What is required:
Leaving the pictures aside, transcribe every line below exactly.

Given data:
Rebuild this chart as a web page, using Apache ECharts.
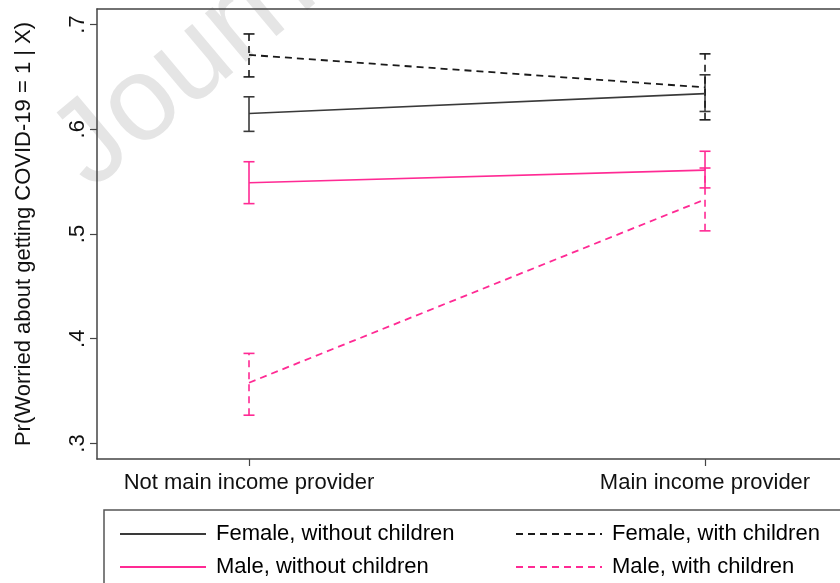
<!DOCTYPE html>
<html>
<head>
<meta charset="utf-8">
<script src="https://cdn.jsdelivr.net/npm/echarts@6/dist/echarts.min.js"></script>
<style>html,body{margin:0;padding:0;background:#fff}#c{width:840px;height:583px}</style>
</head>
<body>
<div id="c"></div>
<script>
// ---- data ----
var categories = ['Not main income provider', 'Main income provider'];
var yTicks = [0.3, 0.4, 0.5, 0.6, 0.7];
var seriesNames = ['Female, without children', 'Female, with children', 'Male, without children', 'Male, with children'];
var femaleNoKids = [0.615, 0.634];
var femaleNoKidsLo = [0.598, 0.617];
var femaleNoKidsHi = [0.631, 0.652];
var femaleKids = [0.671, 0.640];
var femaleKidsLo = [0.650, 0.609];
var femaleKidsHi = [0.691, 0.672];
var maleNoKids = [0.549, 0.561];
var maleNoKidsLo = [0.529, 0.544];
var maleNoKidsHi = [0.569, 0.579];
var maleKids = [0.358, 0.533];
var maleKidsLo = [0.327, 0.503];
var maleKidsHi = [0.386, 0.563];

var FONT = 'Liberation Sans, Arial, Helvetica, sans-serif';
var FS = 22;
var GRAY = '#3a3a3a', BLACK = '#1a1a1a', PINK = '#ff2a94';
var DASH = [7, 5];
var AXIS_COLOR = '#444';

function pts(vals) { return vals.map(function (v, i) { return [i, v]; }); }
function bars(lo, hi) { return lo.map(function (v, i) { return [i, v, hi[i]]; }); }

function errSeries(name, lo, hi, color, dashed) {
  return {
    type: 'custom', name: name + ' CI', silent: true, z: 3,
    data: bars(lo, hi),
    encode: { x: 0, y: [1, 2] },
    renderItem: function (params, api) {
      var x = api.value(0);
      var p1 = api.coord([x, api.value(1)]);
      var p2 = api.coord([x, api.value(2)]);
      var hw = 5.5;
      var st = { stroke: color, lineWidth: 1.6, fill: null };
      return {
        type: 'group',
        children: [
          { type: 'line', shape: { x1: p1[0], y1: p1[1], x2: p2[0], y2: p2[1] },
            style: { stroke: color, lineWidth: 1.6, lineDash: dashed ? DASH : null } },
          { type: 'line', shape: { x1: p1[0] - hw, y1: p1[1], x2: p1[0] + hw, y2: p1[1] }, style: st },
          { type: 'line', shape: { x1: p2[0] - hw, y1: p2[1], x2: p2[0] + hw, y2: p2[1] }, style: st }
        ]
      };
    }
  };
}

function lineSeries(name, vals, color, dashed) {
  return {
    type: 'line', name: name, data: pts(vals), symbol: 'none', z: 4,
    lineStyle: { color: color, width: dashed ? 1.8 : 1.6, type: dashed ? DASH : 'solid' },
    itemStyle: { color: color }
  };
}

function legendAt(name, left, top) {
  return {
    orient: 'horizontal', left: left, top: top, itemWidth: 86, itemHeight: 14,
    data: [name], selectedMode: false,
    itemStyle: { opacity: 0 },
    textStyle: { fontFamily: FONT, fontSize: FS, color: '#000', padding: [0, 0, 0, 5] }
  };
}

var X_MIN = -1 / 3, X_MAX = 1.296;

var chart = echarts.init(document.getElementById('c'));
chart.setOption({
  backgroundColor: '#fff',
  animation: false,
  grid: { left: 97, right: 0, top: 9, bottom: 124 },
  xAxis: [{
    type: 'value', min: X_MIN, max: X_MAX,
    splitLine: { show: false },
    axisLine: { show: true, onZero: false, lineStyle: { color: AXIS_COLOR, width: 1.5 } },
    axisTick: { show: true, length: 7, customValues: [0, 1], lineStyle: { color: AXIS_COLOR, width: 1.2 } },
    axisLabel: {
      customValues: [0, 1], margin: 13, fontFamily: FONT, fontSize: FS, color: '#111',
      formatter: function (v) { return categories[Math.round(v)]; }
    }
  }, {
    type: 'value', position: 'top', min: X_MIN, max: X_MAX,
    splitLine: { show: false }, axisTick: { show: false }, axisLabel: { show: false },
    axisLine: { show: true, onZero: false, lineStyle: { color: AXIS_COLOR, width: 1.5 } }
  }],
  yAxis: {
    type: 'value', min: 0.3 - 15.5 / 1045, max: 0.7 + 15.5 / 1045,
    name: 'Pr(Worried about getting COVID-19 = 1 | X)',
    nameLocation: 'middle', nameGap: 62, nameRotate: 90,
    nameTextStyle: { fontFamily: FONT, fontSize: FS, color: '#111' },
    splitLine: { show: false },
    axisLine: { show: true, onZero: false, lineStyle: { color: AXIS_COLOR, width: 1.5 } },
    axisTick: { show: true, length: 7, customValues: yTicks, lineStyle: { color: AXIS_COLOR, width: 1.2 } },
    axisLabel: {
      customValues: yTicks, rotate: 90, margin: 8, fontFamily: FONT, fontSize: FS, color: '#111',
      formatter: function (v) { return v.toFixed(1).replace(/^0/, ''); }
    }
  },
  legend: [
    legendAt(seriesNames[0], 114, 518),
    legendAt(seriesNames[2], 114, 551),
    legendAt(seriesNames[1], 510, 518),
    legendAt(seriesNames[3], 510, 551)
  ],
  graphic: [
    { type: 'text', z: -10, silent: true, x: 70, y: 166, rotation: 40 * Math.PI / 180,
      style: { text: 'Journal Pre-proof', fontFamily: FONT, fontSize: 120, fill: '#e5e5e5',
               textAlign: 'left', textVerticalAlign: 'middle' } },
    { type: 'rect', z: 1, silent: true, shape: { x: 104, y: 510, width: 800, height: 120 },
      style: { fill: null, stroke: '#555', lineWidth: 1.5 } }
  ],
  series: [
    errSeries(seriesNames[0], femaleNoKidsLo, femaleNoKidsHi, GRAY, false),
    errSeries(seriesNames[1], femaleKidsLo, femaleKidsHi, BLACK, true),
    errSeries(seriesNames[2], maleNoKidsLo, maleNoKidsHi, PINK, false),
    errSeries(seriesNames[3], maleKidsLo, maleKidsHi, PINK, true),
    lineSeries(seriesNames[0], femaleNoKids, GRAY, false),
    lineSeries(seriesNames[1], femaleKids, BLACK, true),
    lineSeries(seriesNames[2], maleNoKids, PINK, false),
    lineSeries(seriesNames[3], maleKids, PINK, true)
  ]
});
</script>
</body>
</html>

Finished answer:
Rebuild this chart as a web page, using Apache ECharts.
<!DOCTYPE html>
<html>
<head>
<meta charset="utf-8">
<script src="https://cdn.jsdelivr.net/npm/echarts@6/dist/echarts.min.js"></script>
<style>html,body{margin:0;padding:0;background:#fff}#c{width:840px;height:583px}</style>
</head>
<body>
<div id="c"></div>
<script>
// ---- data ----
var categories = ['Not main income provider', 'Main income provider'];
var yTicks = [0.3, 0.4, 0.5, 0.6, 0.7];
var seriesNames = ['Female, without children', 'Female, with children', 'Male, without children', 'Male, with children'];
var femaleNoKids = [0.615, 0.634];
var femaleNoKidsLo = [0.598, 0.617];
var femaleNoKidsHi = [0.631, 0.652];
var femaleKids = [0.671, 0.640];
var femaleKidsLo = [0.650, 0.609];
var femaleKidsHi = [0.691, 0.672];
var maleNoKids = [0.549, 0.561];
var maleNoKidsLo = [0.529, 0.544];
var maleNoKidsHi = [0.569, 0.579];
var maleKids = [0.358, 0.533];
var maleKidsLo = [0.327, 0.503];
var maleKidsHi = [0.386, 0.563];

var FONT = 'Liberation Sans, Arial, Helvetica, sans-serif';
var FS = 22;
var GRAY = '#3a3a3a', BLACK = '#1a1a1a', PINK = '#ff2a94';
var DASH = [7, 5];
var AXIS_COLOR = '#444';

function pts(vals) { return vals.map(function (v, i) { return [i, v]; }); }
function bars(lo, hi) { return lo.map(function (v, i) { return [i, v, hi[i]]; }); }

function errSeries(name, lo, hi, color, dashed) {
  return {
    type: 'custom', name: name + ' CI', silent: true, z: 3,
    data: bars(lo, hi),
    encode: { x: 0, y: [1, 2] },
    renderItem: function (params, api) {
      var x = api.value(0);
      var p1 = api.coord([x, api.value(1)]);
      var p2 = api.coord([x, api.value(2)]);
      var hw = 5.5;
      var st = { stroke: color, lineWidth: 1.6, fill: null };
      return {
        type: 'group',
        children: [
          { type: 'line', shape: { x1: p1[0], y1: p1[1], x2: p2[0], y2: p2[1] },
            style: { stroke: color, lineWidth: 1.6, lineDash: dashed ? DASH : null } },
          { type: 'line', shape: { x1: p1[0] - hw, y1: p1[1], x2: p1[0] + hw, y2: p1[1] }, style: st },
          { type: 'line', shape: { x1: p2[0] - hw, y1: p2[1], x2: p2[0] + hw, y2: p2[1] }, style: st }
        ]
      };
    }
  };
}

function lineSeries(name, vals, color, dashed) {
  return {
    type: 'line', name: name, data: pts(vals), symbol: 'none', z: 4,
    lineStyle: { color: color, width: dashed ? 1.8 : 1.6, type: dashed ? DASH : 'solid' },
    itemStyle: { color: color }
  };
}

function legendAt(name, left, top) {
  return {
    orient: 'horizontal', left: left, top: top, itemWidth: 86, itemHeight: 14,
    data: [name], selectedMode: false,
    itemStyle: { opacity: 0 },
    textStyle: { fontFamily: FONT, fontSize: FS, color: '#000', padding: [0, 0, 0, 5] }
  };
}

var X_MIN = -1 / 3, X_MAX = 1.296;

var chart = echarts.init(document.getElementById('c'));
chart.setOption({
  backgroundColor: '#fff',
  animation: false,
  grid: { left: 97, right: 0, top: 9, bottom: 124 },
  xAxis: [{
    type: 'value', min: X_MIN, max: X_MAX,
    splitLine: { show: false },
    axisLine: { show: true, onZero: false, lineStyle: { color: AXIS_COLOR, width: 1.5 } },
    axisTick: { show: true, length: 7, customValues: [0, 1], lineStyle: { color: AXIS_COLOR, width: 1.2 } },
    axisLabel: {
      customValues: [0, 1], margin: 13, fontFamily: FONT, fontSize: FS, color: '#111',
      formatter: function (v) { return categories[Math.round(v)]; }
    }
  }, {
    type: 'value', position: 'top', min: X_MIN, max: X_MAX,
    splitLine: { show: false }, axisTick: { show: false }, axisLabel: { show: false },
    axisLine: { show: true, onZero: false, lineStyle: { color: AXIS_COLOR, width: 1.5 } }
  }],
  yAxis: {
    type: 'value', min: 0.3 - 15.5 / 1045, max: 0.7 + 15.5 / 1045,
    name: 'Pr(Worried about getting COVID-19 = 1 | X)',
    nameLocation: 'middle', nameGap: 62, nameRotate: 90,
    nameTextStyle: { fontFamily: FONT, fontSize: FS, color: '#111' },
    splitLine: { show: false },
    axisLine: { show: true, onZero: false, lineStyle: { color: AXIS_COLOR, width: 1.5 } },
    axisTick: { show: true, length: 7, customValues: yTicks, lineStyle: { color: AXIS_COLOR, width: 1.2 } },
    axisLabel: {
      customValues: yTicks, rotate: 90, margin: 8, fontFamily: FONT, fontSize: FS, color: '#111',
      formatter: function (v) { return v.toFixed(1).replace(/^0/, ''); }
    }
  },
  legend: [
    legendAt(seriesNames[0], 114, 518),
    legendAt(seriesNames[2], 114, 551),
    legendAt(seriesNames[1], 510, 518),
    legendAt(seriesNames[3], 510, 551)
  ],
  graphic: [
    { type: 'text', z: -10, silent: true, x: 70, y: 166, rotation: 40 * Math.PI / 180,
      style: { text: 'Journal Pre-proof', fontFamily: FONT, fontSize: 120, fill: '#e5e5e5',
               textAlign: 'left', textVerticalAlign: 'middle' } },
    { type: 'rect', z: 1, silent: true, shape: { x: 104, y: 510, width: 800, height: 120 },
      style: { fill: null, stroke: '#555', lineWidth: 1.5 } }
  ],
  series: [
    errSeries(seriesNames[0], femaleNoKidsLo, femaleNoKidsHi, GRAY, false),
    errSeries(seriesNames[1], femaleKidsLo, femaleKidsHi, BLACK, true),
    errSeries(seriesNames[2], maleNoKidsLo, maleNoKidsHi, PINK, false),
    errSeries(seriesNames[3], maleKidsLo, maleKidsHi, PINK, true),
    lineSeries(seriesNames[0], femaleNoKids, GRAY, false),
    lineSeries(seriesNames[1], femaleKids, BLACK, true),
    lineSeries(seriesNames[2], maleNoKids, PINK, false),
    lineSeries(seriesNames[3], maleKids, PINK, true)
  ]
});
</script>
</body>
</html>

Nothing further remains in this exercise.